Studio album by Blood, Sweat & Tears
- Released: 1980
- Genre: Rock, jazz rock
- Length: 42:46
- Label: MCA, LAX
- Producer: Jerry Goldstein

Blood, Sweat & Tears chronology
| Brand New Day (1977) | Nuclear Blues (1980) | Live and Improvised (1991) |

= Nuclear Blues =

Nuclear Blues is the eleventh studio album by band Blood, Sweat & Tears, released in 1980, as their first release for MCA/LAX Records. Nuclear Blues was produced by Jerry Goldstein, who had previously been known for his work with the band War. Even though it had only been three years since they released their last album Brand New Day, the band contained a new line-up with David Clayton-Thomas being the only remaining member from that period.

This album failed to make it onto the Billboard charts. This incarnation of Blood, Sweat & Tears disbanded the following year; although various incarnations of the group have existed and toured in the years since, to date this remains their final studio album.

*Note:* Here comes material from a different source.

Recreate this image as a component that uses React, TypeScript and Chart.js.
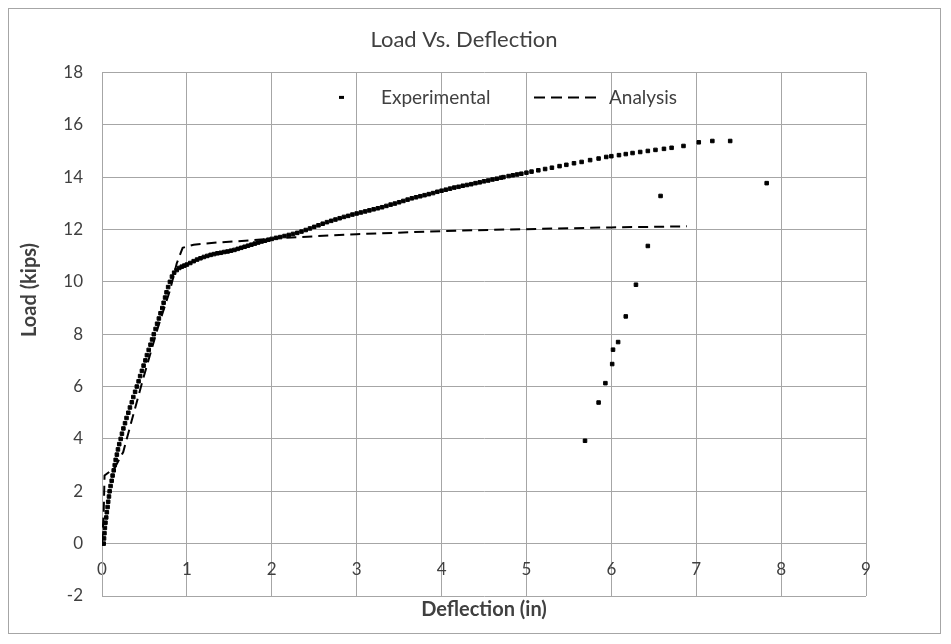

Nuclear Blues was reissued in Germany in 1985 on the Platinum label under the title Latin Fire.

==Critical reception==

The Globe and Mail noted that "there are no surprises here, just steady singing from David Clayton-Thomas, and some fairly unimaginative horn lines."

Professional ratings
Review scores
| Source | Rating |
| AllMusic | Star |
| MusicHound Rock: The Essential Album Guide | Star |

==Track listing==
1. "Agitato" (Bruce Cassidy) – 5:51
2. "Nuclear Blues" (David Clayton-Thomas) – 4:24
3. "Manic Depression (Jimi Hendrix) – 4:18
4. "I'll Drown in My Own Tears" (Henry Glover) – 7:21
5. "Fantasy Stage" (David Clayton-Thomas, Robert Piltch) – 5:41
6. Spanish Wine Suite: – 15:11
  - a. "Introduction La Cantina" (Robert Piltch)
  - b. "(Theme) Spanish Wine" (Bruce Cassidy)
  - c. "Latin Fire" (Bruce Cassidy, Dave Piltch, Vern Dorge, Bobby Economou, Richard Martinez, Earl Seymour)
  - d. "The Challenge" (Bruce Cassidy, Dave Piltch, Vern Dorge, Bobby Economou, Richard Martinez, Earl Seymour)
  - e. "The Duel" (Bruce Cassidy, Dave Piltch, Vern Dorge, Bobby Economou, Richard Martinez, Earl Seymour)
  - f. "Amor" (Bruce Cassidy, Dave Piltch, Vern Dorge, Bobby Economou, Richard Martinez, Earl Seymour)

==Personnel==
- David Clayton-Thomas – vocals
- Robert Piltch – guitar
- David Piltch – bass
- Bobby Economou – drums
- Richard Martinez – organ, piano, clavinet
- Bruce Cassidy – trumpet, fluegelhorn, Steiner electric trumpet
- Earl Seymour – baritone and tenor sax, flute
- Vern Dorge – alto and soprano Sax, flute
- William Smith – background vocals on "I'll Drown In My Own Tears"
- Lonnie Jordan – background vocals on "I'll Drown In My Own Tears"

Production
- Produced by Jerry Goldstein for Far Out Productions
- Recording engineer – Chris Huston
- Recorded at Coconuts Recording, Miami, Florida.